RECORDED INFORMATION:
···

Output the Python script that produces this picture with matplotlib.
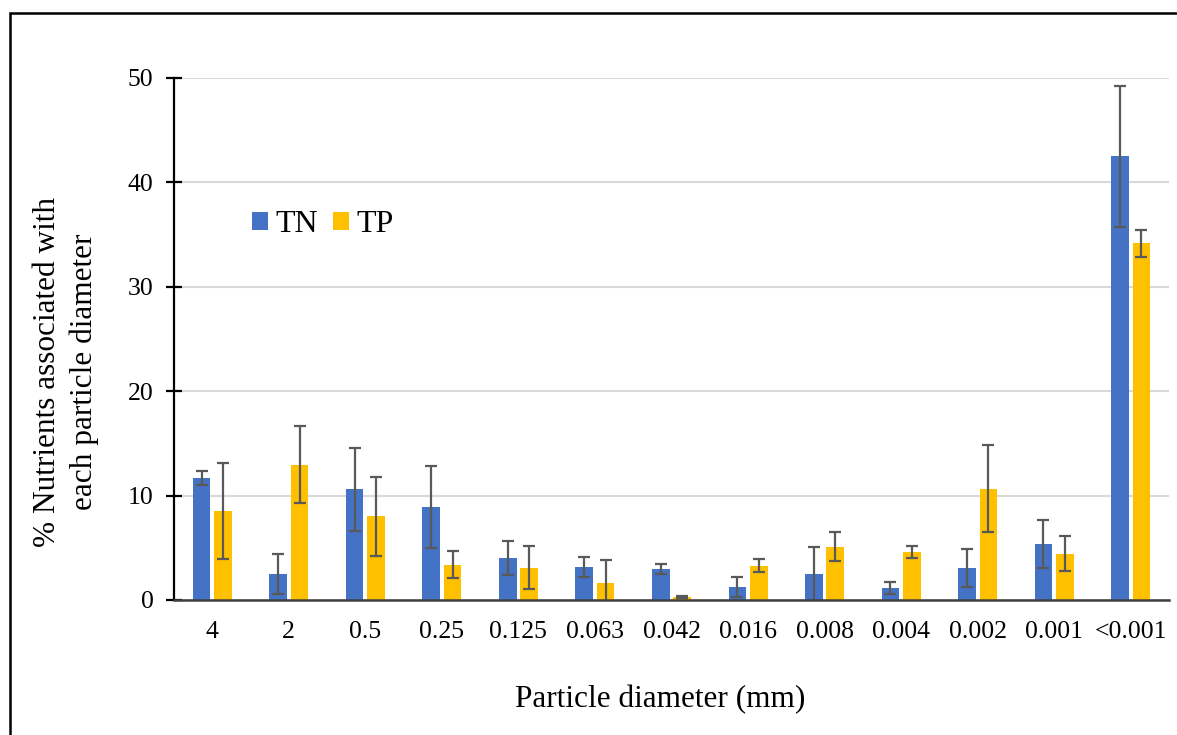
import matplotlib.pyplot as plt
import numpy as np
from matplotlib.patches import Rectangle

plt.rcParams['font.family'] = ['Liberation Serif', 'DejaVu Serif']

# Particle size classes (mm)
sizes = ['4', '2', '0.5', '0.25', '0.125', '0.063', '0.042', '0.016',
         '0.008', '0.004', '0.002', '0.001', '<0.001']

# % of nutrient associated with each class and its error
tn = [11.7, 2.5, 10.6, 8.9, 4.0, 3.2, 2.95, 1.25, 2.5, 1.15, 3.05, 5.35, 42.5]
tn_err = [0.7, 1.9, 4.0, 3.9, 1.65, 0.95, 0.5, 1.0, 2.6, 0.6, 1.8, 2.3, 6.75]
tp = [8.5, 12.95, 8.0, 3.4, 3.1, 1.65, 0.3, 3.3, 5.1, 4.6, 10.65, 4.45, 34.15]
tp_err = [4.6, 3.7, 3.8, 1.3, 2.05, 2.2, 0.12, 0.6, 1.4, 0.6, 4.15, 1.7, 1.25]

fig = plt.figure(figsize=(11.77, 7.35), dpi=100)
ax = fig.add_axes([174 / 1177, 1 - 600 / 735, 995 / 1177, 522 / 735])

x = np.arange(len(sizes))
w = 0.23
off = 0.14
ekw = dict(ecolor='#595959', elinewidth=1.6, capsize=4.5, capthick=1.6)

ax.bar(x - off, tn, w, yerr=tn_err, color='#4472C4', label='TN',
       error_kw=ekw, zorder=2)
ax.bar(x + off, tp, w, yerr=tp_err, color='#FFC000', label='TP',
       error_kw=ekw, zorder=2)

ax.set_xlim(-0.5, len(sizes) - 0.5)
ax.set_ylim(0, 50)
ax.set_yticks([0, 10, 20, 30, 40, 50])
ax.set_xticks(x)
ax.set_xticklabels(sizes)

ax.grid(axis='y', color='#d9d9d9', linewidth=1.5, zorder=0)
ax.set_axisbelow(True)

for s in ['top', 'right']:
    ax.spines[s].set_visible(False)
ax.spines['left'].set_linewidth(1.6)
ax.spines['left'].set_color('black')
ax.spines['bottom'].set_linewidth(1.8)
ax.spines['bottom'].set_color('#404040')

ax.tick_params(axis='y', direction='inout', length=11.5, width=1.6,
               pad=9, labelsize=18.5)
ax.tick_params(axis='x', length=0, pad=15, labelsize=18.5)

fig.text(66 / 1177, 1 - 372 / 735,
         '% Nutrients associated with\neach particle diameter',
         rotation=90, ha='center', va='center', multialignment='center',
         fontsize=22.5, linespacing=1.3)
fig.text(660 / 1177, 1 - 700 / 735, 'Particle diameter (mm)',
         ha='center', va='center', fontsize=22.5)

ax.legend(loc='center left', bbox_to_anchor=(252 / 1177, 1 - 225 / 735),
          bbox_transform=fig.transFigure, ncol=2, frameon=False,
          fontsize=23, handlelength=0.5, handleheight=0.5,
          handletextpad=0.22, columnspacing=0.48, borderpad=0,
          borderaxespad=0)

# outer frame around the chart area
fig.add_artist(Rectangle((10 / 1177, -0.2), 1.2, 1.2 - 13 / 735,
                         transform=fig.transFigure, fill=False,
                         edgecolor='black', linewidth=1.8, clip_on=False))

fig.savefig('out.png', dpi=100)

···

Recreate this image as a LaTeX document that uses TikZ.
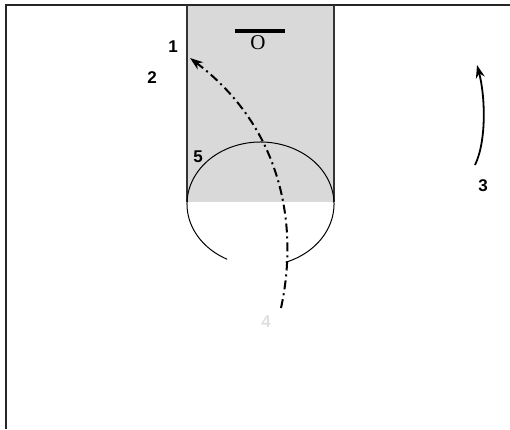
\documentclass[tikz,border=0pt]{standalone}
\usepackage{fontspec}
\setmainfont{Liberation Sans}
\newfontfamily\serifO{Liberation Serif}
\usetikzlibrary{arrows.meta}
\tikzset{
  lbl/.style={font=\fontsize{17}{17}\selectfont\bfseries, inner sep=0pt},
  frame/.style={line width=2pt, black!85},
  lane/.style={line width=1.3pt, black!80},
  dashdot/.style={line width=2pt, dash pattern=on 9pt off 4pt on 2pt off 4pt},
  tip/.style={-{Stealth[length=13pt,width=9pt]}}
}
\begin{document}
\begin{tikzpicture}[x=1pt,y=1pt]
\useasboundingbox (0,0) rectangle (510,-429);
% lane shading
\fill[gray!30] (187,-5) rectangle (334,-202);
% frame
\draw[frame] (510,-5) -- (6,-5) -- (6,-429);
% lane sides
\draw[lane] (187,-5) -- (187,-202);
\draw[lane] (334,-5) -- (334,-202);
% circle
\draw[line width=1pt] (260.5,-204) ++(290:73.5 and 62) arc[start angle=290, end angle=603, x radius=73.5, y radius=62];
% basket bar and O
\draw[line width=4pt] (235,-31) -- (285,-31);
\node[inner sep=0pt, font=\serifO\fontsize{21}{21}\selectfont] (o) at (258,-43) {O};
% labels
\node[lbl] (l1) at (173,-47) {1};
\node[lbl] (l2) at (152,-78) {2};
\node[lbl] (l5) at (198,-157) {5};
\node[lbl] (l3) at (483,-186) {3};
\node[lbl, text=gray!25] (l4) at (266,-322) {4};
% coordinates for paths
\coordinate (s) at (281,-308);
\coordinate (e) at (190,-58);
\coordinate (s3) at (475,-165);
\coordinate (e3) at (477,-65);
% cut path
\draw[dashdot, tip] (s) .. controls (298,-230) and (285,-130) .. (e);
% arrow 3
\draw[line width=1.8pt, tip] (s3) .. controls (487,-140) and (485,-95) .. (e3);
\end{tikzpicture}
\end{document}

···

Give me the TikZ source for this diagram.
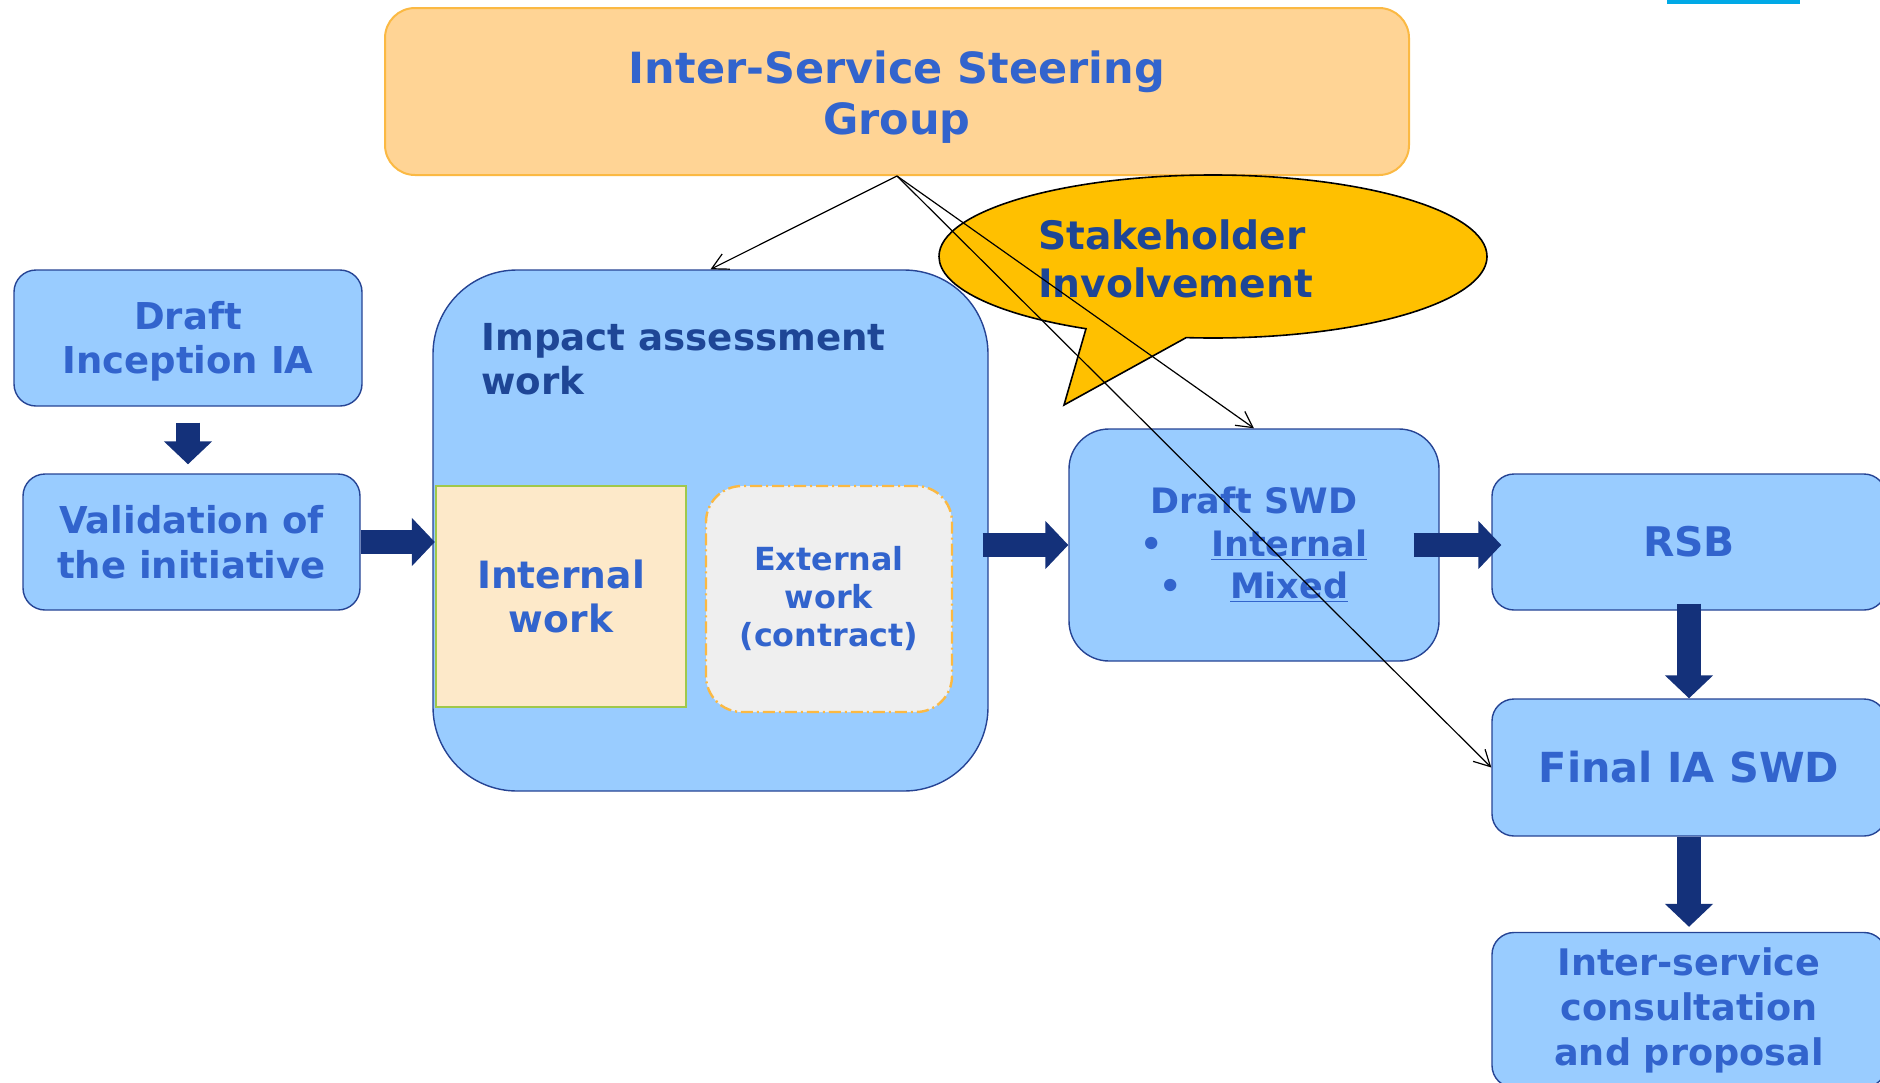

···

EXERCISE OBJECTIVE: Copy, exactly as they stand, the lines from the one that holds "Output the Python" to the one that holds "ax.set_axisbelow(True)", both included, and drop every picture.

RESPONSE TO THIS TASK:
Output the Python script that produces this picture with matplotlib.
import matplotlib.pyplot as plt
import numpy as np
from matplotlib.patches import Rectangle

plt.rcParams['font.family'] = ['Liberation Serif', 'DejaVu Serif']

# Particle size classes (mm)
sizes = ['4', '2', '0.5', '0.25', '0.125', '0.063', '0.042', '0.016',
         '0.008', '0.004', '0.002', '0.001', '<0.001']

# % of nutrient associated with each class and its error
tn = [11.7, 2.5, 10.6, 8.9, 4.0, 3.2, 2.95, 1.25, 2.5, 1.15, 3.05, 5.35, 42.5]
tn_err = [0.7, 1.9, 4.0, 3.9, 1.65, 0.95, 0.5, 1.0, 2.6, 0.6, 1.8, 2.3, 6.75]
tp = [8.5, 12.95, 8.0, 3.4, 3.1, 1.65, 0.3, 3.3, 5.1, 4.6, 10.65, 4.45, 34.15]
tp_err = [4.6, 3.7, 3.8, 1.3, 2.05, 2.2, 0.12, 0.6, 1.4, 0.6, 4.15, 1.7, 1.25]

fig = plt.figure(figsize=(11.77, 7.35), dpi=100)
ax = fig.add_axes([174 / 1177, 1 - 600 / 735, 995 / 1177, 522 / 735])

x = np.arange(len(sizes))
w = 0.23
off = 0.14
ekw = dict(ecolor='#595959', elinewidth=1.6, capsize=4.5, capthick=1.6)

ax.bar(x - off, tn, w, yerr=tn_err, color='#4472C4', label='TN',
       error_kw=ekw, zorder=2)
ax.bar(x + off, tp, w, yerr=tp_err, color='#FFC000', label='TP',
       error_kw=ekw, zorder=2)

ax.set_xlim(-0.5, len(sizes) - 0.5)
ax.set_ylim(0, 50)
ax.set_yticks([0, 10, 20, 30, 40, 50])
ax.set_xticks(x)
ax.set_xticklabels(sizes)

ax.grid(axis='y', color='#d9d9d9', linewidth=1.5, zorder=0)
ax.set_axisbelow(True)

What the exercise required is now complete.